I noticed the new site publicsuffix.org that has been setup by the mozilla organization in an attempt to list public suffixes for all TLDs in the world, to basically know how to prevent sites from setting cookies that would span over just about all sites under that “public suffix”.

While I can see what drives this effort and since we have the same underlying problem in curl as well, I have sympathy for the effort. Still, I dread “having to” import and support this entire list in curl only to be able to better work like the browsers in the cookie department. Also, it feels like a cat and mouse race where the list may never be complete anyway. It is doomed to lack entries, or in the worst case list “public suffixes” that aren’t any such public suffixes anymore and thus it’ll prevent sites using that suffix to properly use cookies…

There’s no word on the site if IE or Opera etc are going to join this effort.

Update: there are several people expressing doubts about the virtues of this idea. Like Patrik Fältström on DNSOP.

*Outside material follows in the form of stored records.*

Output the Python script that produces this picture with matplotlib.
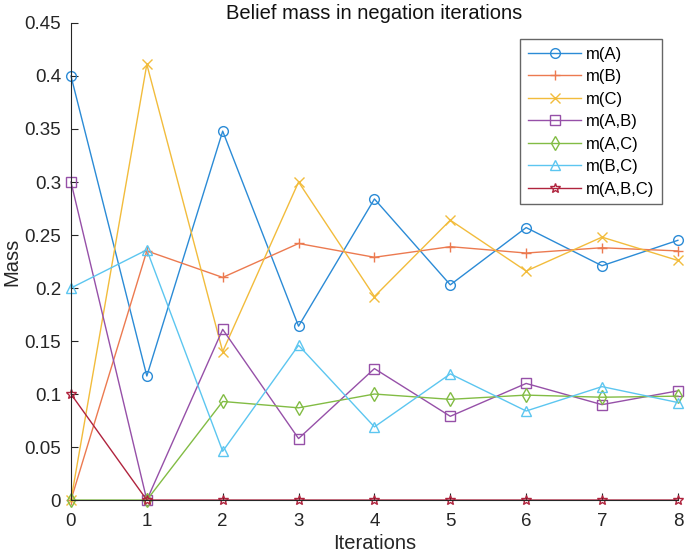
import matplotlib.pyplot as plt

plt.rcParams['font.family'] = ['Liberation Sans', 'DejaVu Sans']

iterations = [0, 1, 2, 3, 4, 5, 6, 7, 8]

m_A = [0.400, 0.117, 0.348, 0.164, 0.284, 0.203, 0.257, 0.221, 0.245]
m_B = [0.000, 0.235, 0.210, 0.242, 0.229, 0.239, 0.233, 0.238, 0.235]
m_C = [0.000, 0.411, 0.140, 0.300, 0.192, 0.264, 0.216, 0.248, 0.226]
m_AB = [0.300, 0.000, 0.161, 0.058, 0.124, 0.079, 0.110, 0.090, 0.103]
m_AC = [0.000, 0.000, 0.093, 0.087, 0.100, 0.095, 0.099, 0.097, 0.098]
m_BC = [0.200, 0.236, 0.046, 0.146, 0.069, 0.119, 0.084, 0.107, 0.092]
m_ABC = [0.100, 0.000, 0.000, 0.000, 0.000, 0.000, 0.000, 0.000, 0.000]

series = [
    ("m(A)", m_A, "#2b8bd6", "o"),
    ("m(B)", m_B, "#ec7a50", "+"),
    ("m(C)", m_C, "#f2bc3c", "x"),
    ("m(A,B)", m_AB, "#9650a8", "s"),
    ("m(A,C)", m_AC, "#82bc44", "d"),
    ("m(B,C)", m_BC, "#5cc6f0", "^"),
    ("m(A,B,C)", m_ABC, "#b0243e", "*"),
]

fig = plt.figure(figsize=(6.85, 5.55), dpi=100)
ax = fig.add_axes([0.1036, 0.099, 0.886, 0.8596])

for label, vals, color, mk in series:
    ax.plot(iterations, vals, color=color, marker=mk, markersize=7,
            markerfacecolor='none', markeredgecolor=color,
            markeredgewidth=1.0, linewidth=1.0, label=label)

ax.set_xlim(0, 8)
ax.set_ylim(0, 0.45)
ax.set_xticks(range(0, 9))
ax.set_yticks([0, 0.05, 0.1, 0.15, 0.2, 0.25, 0.3, 0.35, 0.4, 0.45])
ax.set_yticklabels(['0', '0.05', '0.1', '0.15', '0.2', '0.25', '0.3', '0.35', '0.4', '0.45'])
ax.tick_params(direction='in', length=5, labelsize=13.5, colors='#262626')
ax.tick_params(axis='y', pad=7)
ax.tick_params(axis='x', pad=9)
ax.spines['top'].set_visible(False)
ax.spines['right'].set_visible(False)
ax.spines['left'].set_color('#262626')
ax.spines['bottom'].set_color('#262626')

ax.set_title('Belief mass in negation iterations', fontsize=14.5, color='#111111', pad=3)
ax.set_xlabel('Iterations', fontsize=14.5, labelpad=3, color='#262626')
ax.set_ylabel('Mass', fontsize=14.5, labelpad=2, color='#262626')

leg = ax.legend(loc='upper right', bbox_to_anchor=(0.974, 0.966), fontsize=12,
                frameon=True, fancybox=False, edgecolor='#404040',
                handlelength=3.2, handletextpad=0.3, labelspacing=0.45,
                borderpad=0.45, borderaxespad=0)
leg.get_frame().set_linewidth(1.0)

for line in ax.get_lines():
    line.set_clip_on(False)

fig.savefig('out.png', dpi=100)
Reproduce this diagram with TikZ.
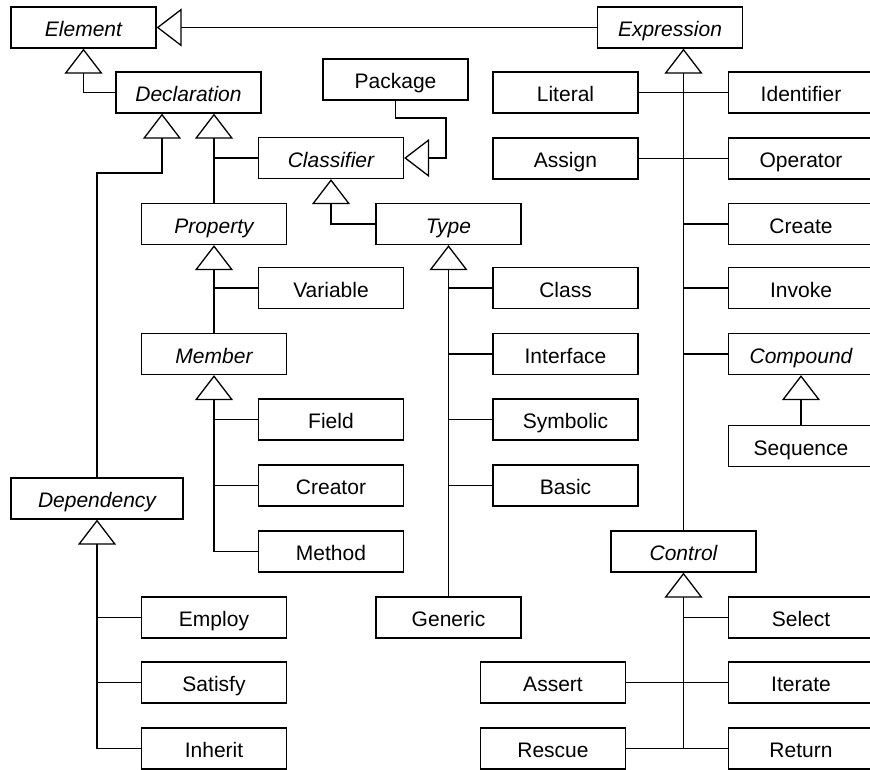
\documentclass[tikz,border=0pt]{standalone}
\usepackage{fontspec}
\setmainfont{Liberation Sans}
\usetikzlibrary{arrows.meta}
\begin{document}
\begin{tikzpicture}[x=1pt,y=-1pt,
  cls/.style={draw,line width=1.3pt,rectangle,minimum width=145pt,minimum height=41pt,inner sep=0pt,text height=20pt,text depth=2pt,font=\fontsize{21}{24}\selectfont},
  abs/.style={cls,font=\fontsize{21}{24}\selectfont\itshape},
  ln/.style={line width=1.3pt},
  inh/.style={ln,-{Triangle[open,length=25pt,width=38pt,line width=1.3pt]}}]
\useasboundingbox (0,0) rectangle (870,769);
% row y: 27.5 92.5 158 224 288 354 419.5 485.5 551.5 617.5 682.5 748.5
\node[abs] (Element) at (83.5,27.5) {Element};
\node[abs] (Expression) at (670,27.5) {Expression};
\node[abs] (Declaration) at (188.5,92.5) {Declaration};
\node[cls] (Package) at (395.5,79.5) {Package};
\node[cls] (Literal) at (565.5,92.5) {Literal};
\node[cls] (Identifier) at (801,92.5) {Identifier};
\node[abs] (Classifier) at (331,158) {Classifier};
\node[cls] (Assign) at (565.5,158.5) {Assign};
\node[cls] (Operator) at (801,158.5) {Operator};
\node[abs] (Property) at (214,224) {Property};
\node[abs] (Type) at (448.5,224) {Type};
\node[cls] (Create) at (801,224) {Create};
\node[cls] (Variable) at (331,288) {Variable};
\node[cls] (Class) at (565.5,288) {Class};
\node[cls] (Invoke) at (801,288) {Invoke};
\node[abs] (Member) at (214,354) {Member};
\node[cls] (Interface) at (565.5,354) {Interface};
\node[abs] (Compound) at (801,354) {Compound};
\node[cls] (Field) at (331,419.5) {Field};
\node[cls] (Symbolic) at (565.5,419.5) {Symbolic};
\node[cls] (Sequence) at (801,446) {Sequence};
\node[cls] (Creator) at (331,485.5) {Creator};
\node[cls] (Basic) at (565.5,485.5) {Basic};
\node[abs,minimum width=172pt] (Dependency) at (97,498.5) {Dependency};
\node[cls] (Method) at (331,551.5) {Method};
\node[abs] (Control) at (683.5,551.5) {Control};
\node[cls] (Employ) at (214,617.5) {Employ};
\node[cls] (Generic) at (448.5,617.5) {Generic};
\node[cls] (Select) at (801,617.5) {Select};
\node[cls] (Satisfy) at (214,682.5) {Satisfy};
\node[cls] (Assert) at (553,682.5) {Assert};
\node[cls] (Iterate) at (801,682.5) {Iterate};
\node[cls] (Inherit) at (214,748.5) {Inherit};
\node[cls] (Rescue) at (553,748.5) {Rescue};
\node[cls] (Return) at (801,748.5) {Return};
% helper coordinates
\coordinate (declA) at ([xshift=-26.5pt]Declaration.south);
\coordinate (declB) at ([xshift=25.5pt]Declaration.south);
\coordinate (exprT) at ([xshift=13.5pt]Expression.south);
\coordinate (depBend) at (97,173);
\coordinate (pkgBend1) at (395.5,118);
\coordinate (pkgBend2) at (446,118);
% Element hierarchy
\draw[inh] (Expression.west) -- (Element.east);
\draw[inh] (Declaration.west) -| (Element.south);
\draw[inh] (Dependency.north) -- (depBend) -| (declA);
\draw[inh] (Property.north) -- (declB);
\draw[ln] (Classifier.west) -- (Classifier.west -| declB);
\draw[inh] (Package.south) -- (pkgBend1) -- (pkgBend2) |- (Classifier.east);
\draw[inh] (Type.west) -| (Classifier.south);
% Property / Member
\draw[inh] (Member.north) -- (Property.south);
\draw[ln] (Variable.west) -- (Variable.west -| Property.south);
\draw[inh] (Method.west) -| (Member.south);
\draw[ln] (Field.west) -- (Field.west -| Member.south);
\draw[ln] (Creator.west) -- (Creator.west -| Member.south);
% Type
\draw[inh] (Generic.north -| Type.south) -- (Type.south);
\draw[ln] (Class.west) -- (Class.west -| Type.south);
\draw[ln] (Interface.west) -- (Interface.west -| Type.south);
\draw[ln] (Symbolic.west) -- (Symbolic.west -| Type.south);
\draw[ln] (Basic.west) -- (Basic.west -| Type.south);
% Expression
\draw[inh] (Control.north) -- (exprT);
\draw[ln] (Literal.east) -- (Identifier.west);
\draw[ln] (Assign.east) -- (Operator.west);
\draw[ln] (Create.west) -- (Create.west -| exprT);
\draw[ln] (Invoke.west) -- (Invoke.west -| exprT);
\draw[ln] (Compound.west) -- (Compound.west -| exprT);
\draw[inh] (Sequence.north) -- (Compound.south);
% Control
\draw[inh] (Return.west -| Control.south) -- (Control.south);
\draw[ln] (Select.west) -- (Select.west -| Control.south);
\draw[ln] (Assert.east) -- (Iterate.west);
\draw[ln] (Rescue.east) -- (Return.west);
% Dependency
\draw[inh] (Inherit.west -| Dependency.south) -- (Dependency.south);
\draw[ln] (Employ.west) -- (Employ.west -| Dependency.south);
\draw[ln] (Satisfy.west) -- (Satisfy.west -| Dependency.south);
\draw[ln] (Inherit.west) -- (Inherit.west -| Dependency.south);
\end{tikzpicture}
\end{document}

The IPv6 failure being joined by DNSSEC?

In case you haven’t read it before, Randy Bush‘s 55 page PDF slide show named “IPv6 Transition & Operational Reality” is a harsh (but quite accurate) description of how the IPv6 protocol was made, where some of its major problems lie and why the transition is going so slow etc.

I tried to find some official and recent figures or statements from some of the more IPv6-positive people and companies, but I failed to find much updates from after the year 2000 or so…

Speaking of network things that aren’t so successfully deployed: DNSSEC. Apparently iis.se (runs the Swedish TLD) tested 10 broadband routers (article and PDF in Swedish only) how well they support this (I believe mainly because .se tries to be a pioneer in DNSSEC), and 7 of the tested ones failed… Personally I’ve never liked the fact that DNSSEC isn’t really crafted to do it securely all the way.

Tunneling with libcurl

As I wrote a while ago, companies using http proxies make people feel a need to break out of their proxies.

Bryan is a friend who recently found out that his company is switching proxy to a different one and apparently both corkscrew and proxytunnel have problems with this new piece, and since libcurl offers quite a lot of functionality to accomplish almost this, a new project was born: curltunnel.libcurl

One immediate benefit of using libcurl is the support for multiple authentication methods, in fact more than any of the above mentioned tools.

However, it seems our first quick stab at making this tool (currently 278 lines of code), made it work for several common cases but… not for Bryan’s new proxy.

The current theory is that the proxy actually checks for SSL traffic and only lets that through, and thus it prevents the ssh server banner to appear when we try to tunnel through the proxy to a remote ssh server on port 443. If further testing proves this correct, we will of course have to add a SSL layer to the mix.